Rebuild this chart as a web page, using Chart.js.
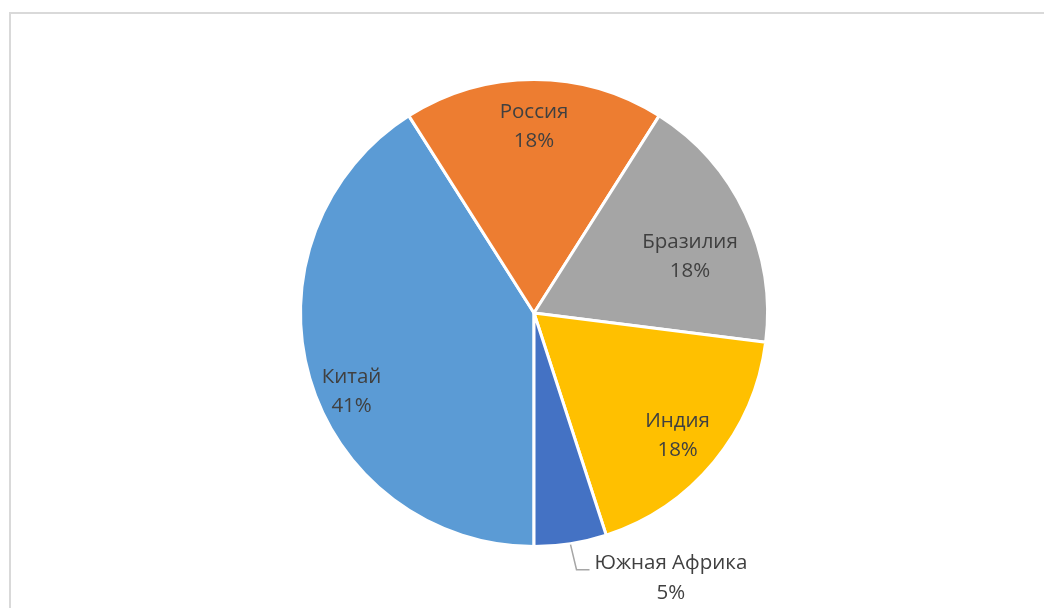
<!DOCTYPE html>
<html>
<head>
<meta charset="utf-8">
<script src="https://cdn.jsdelivr.net/npm/chart.js@4"></script>
<style>
    html, body { margin: 0; padding: 0; background: #fff; }
    #wrap { position: relative; width: 1044px; height: 608px; overflow: hidden; }
    #frame {
        position: absolute; left: 9px; top: 12px; width: 1100px; height: 700px;
        border: 2px solid #d9d9d9; box-sizing: border-box;
    }
    canvas { position: absolute; left: 0; top: 0; }
</style>
</head>
<body>
<div id="wrap">
    <div id="frame"></div>
    <canvas id="pie" width="1044" height="608"></canvas>
</div>
<script>
// --- data ---
const countries = ['Китай', 'Россия', 'Бразилия', 'Индия', 'Южная Африка'];
const shares = [41, 18, 18, 18, 5];
const sliceColors = ['#5B9BD5', '#ED7D31', '#A5A5A5', '#FFC000', '#4472C4'];

// label placement: [radius fraction, angle nudge in degrees]; null = outside with leader
const labelPlace = [[0.85, -7], [0.8, 0], [0.71, 5.4], [0.81, 1], null];

const FONT = '20.5px "Open Sans", "Liberation Sans", sans-serif';
const TEXT_COLOR = '#404040';
const LINE_GAP = 29;

const pieLabels = {
    id: 'pieLabels',
    afterDatasetsDraw(chart) {
        const ctx = chart.ctx;
        const meta = chart.getDatasetMeta(0);
        const total = shares.reduce((a, b) => a + b, 0);

        ctx.save();
        ctx.font = FONT;
        ctx.fillStyle = TEXT_COLOR;
        ctx.textAlign = 'center';
        ctx.textBaseline = 'middle';

        meta.data.forEach((arc, i) => {
            const p = arc.getProps(['x', 'y', 'startAngle', 'endAngle', 'outerRadius'], true);
            const mid = (p.startAngle + p.endAngle) / 2;
            const pct = Math.round(shares[i] / total * 100) + '%';
            const place = labelPlace[i];

            if (place) {
                const a = mid + place[1] * Math.PI / 180;
                const r = p.outerRadius * place[0];
                const cx = p.x + Math.cos(a) * r;
                const cy = p.y + Math.sin(a) * r;
                ctx.fillText(countries[i], cx, cy - LINE_GAP / 2);
                ctx.fillText(pct, cx, cy + LINE_GAP / 2);
            } else {
                // outside label with leader line
                const ex = p.x + Math.cos(mid) * p.outerRadius;
                const ey = p.y + Math.sin(mid) * p.outerRadius;
                const kx = ex + 6, ky = ey + 26;
                ctx.strokeStyle = '#a6a6a6';
                ctx.lineWidth = 1.5;
                ctx.beginPath();
                ctx.moveTo(ex, ey + 1);
                ctx.lineTo(kx, ky);
                ctx.lineTo(kx + 13, ky);
                ctx.stroke();

                const w = ctx.measureText(countries[i]).width;
                const tx = kx + 18 + w / 2;
                ctx.fillText(countries[i], tx, ky - 6);
                ctx.fillText(pct, tx, ky + 24);
            }
        });
        ctx.restore();
    }
};

new Chart(document.getElementById('pie').getContext('2d'), {
    type: 'pie',
    data: {
        labels: countries,
        datasets: [{
            data: shares,
            backgroundColor: sliceColors,
            borderColor: '#ffffff',
            borderWidth: 3
        }]
    },
    options: {
        responsive: false,
        animation: false,
        rotation: 180,
        layout: { padding: { top: 78, bottom: 60, left: 24, right: 0 } },
        plugins: {
            legend: { display: false },
            tooltip: { enabled: false }
        }
    },
    plugins: [pieLabels]
});
</script>
</body>
</html>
....
Write out the data precisely as given, excluding the pictures.

§ Answer
Rebuild this chart as a web page, using Chart.js.
<!DOCTYPE html>
<html>
<head>
<meta charset="utf-8">
<script src="https://cdn.jsdelivr.net/npm/chart.js@4"></script>
<style>
    html, body { margin: 0; padding: 0; background: #fff; }
    #wrap { position: relative; width: 1044px; height: 608px; overflow: hidden; }
    #frame {
        position: absolute; left: 9px; top: 12px; width: 1100px; height: 700px;
        border: 2px solid #d9d9d9; box-sizing: border-box;
    }
    canvas { position: absolute; left: 0; top: 0; }
</style>
</head>
<body>
<div id="wrap">
    <div id="frame"></div>
    <canvas id="pie" width="1044" height="608"></canvas>
</div>
<script>
// --- data ---
const countries = ['Китай', 'Россия', 'Бразилия', 'Индия', 'Южная Африка'];
const shares = [41, 18, 18, 18, 5];
const sliceColors = ['#5B9BD5', '#ED7D31', '#A5A5A5', '#FFC000', '#4472C4'];

// label placement: [radius fraction, angle nudge in degrees]; null = outside with leader
const labelPlace = [[0.85, -7], [0.8, 0], [0.71, 5.4], [0.81, 1], null];

const FONT = '20.5px "Open Sans", "Liberation Sans", sans-serif';
const TEXT_COLOR = '#404040';
const LINE_GAP = 29;

const pieLabels = {
    id: 'pieLabels',
    afterDatasetsDraw(chart) {
        const ctx = chart.ctx;
        const meta = chart.getDatasetMeta(0);
        const total = shares.reduce((a, b) => a + b, 0);

        ctx.save();
        ctx.font = FONT;
        ctx.fillStyle = TEXT_COLOR;
        ctx.textAlign = 'center';
        ctx.textBaseline = 'middle';

        meta.data.forEach((arc, i) => {
            const p = arc.getProps(['x', 'y', 'startAngle', 'endAngle', 'outerRadius'], true);
            const mid = (p.startAngle + p.endAngle) / 2;
            const pct = Math.round(shares[i] / total * 100) + '%';
            const place = labelPlace[i];

            if (place) {
                const a = mid + place[1] * Math.PI / 180;
                const r = p.outerRadius * place[0];
                const cx = p.x + Math.cos(a) * r;
                const cy = p.y + Math.sin(a) * r;
                ctx.fillText(countries[i], cx, cy - LINE_GAP / 2);
                ctx.fillText(pct, cx, cy + LINE_GAP / 2);
            } else {
                // outside label with leader line
                const ex = p.x + Math.cos(mid) * p.outerRadius;
                const ey = p.y + Math.sin(mid) * p.outerRadius;
                const kx = ex + 6, ky = ey + 26;
                ctx.strokeStyle = '#a6a6a6';
                ctx.lineWidth = 1.5;
                ctx.beginPath();
                ctx.moveTo(ex, ey + 1);
                ctx.lineTo(kx, ky);
                ctx.lineTo(kx + 13, ky);
                ctx.stroke();

                const w = ctx.measureText(countries[i]).width;
                const tx = kx + 18 + w / 2;
                ctx.fillText(countries[i], tx, ky - 6);
                ctx.fillText(pct, tx, ky + 24);
            }
        });
        ctx.restore();
    }
};

new Chart(document.getElementById('pie').getContext('2d'), {
    type: 'pie',
    data: {
        labels: countries,
        datasets: [{
            data: shares,
            backgroundColor: sliceColors,
            borderColor: '#ffffff',
            borderWidth: 3
        }]
    },
    options: {
        responsive: false,
        animation: false,
        rotation: 180,
        layout: { padding: { top: 78, bottom: 60, left: 24, right: 0 } },
        plugins: {
            legend: { display: false },
            tooltip: { enabled: false }
        }
    },
    plugins: [pieLabels]
});
</script>
</body>
</html>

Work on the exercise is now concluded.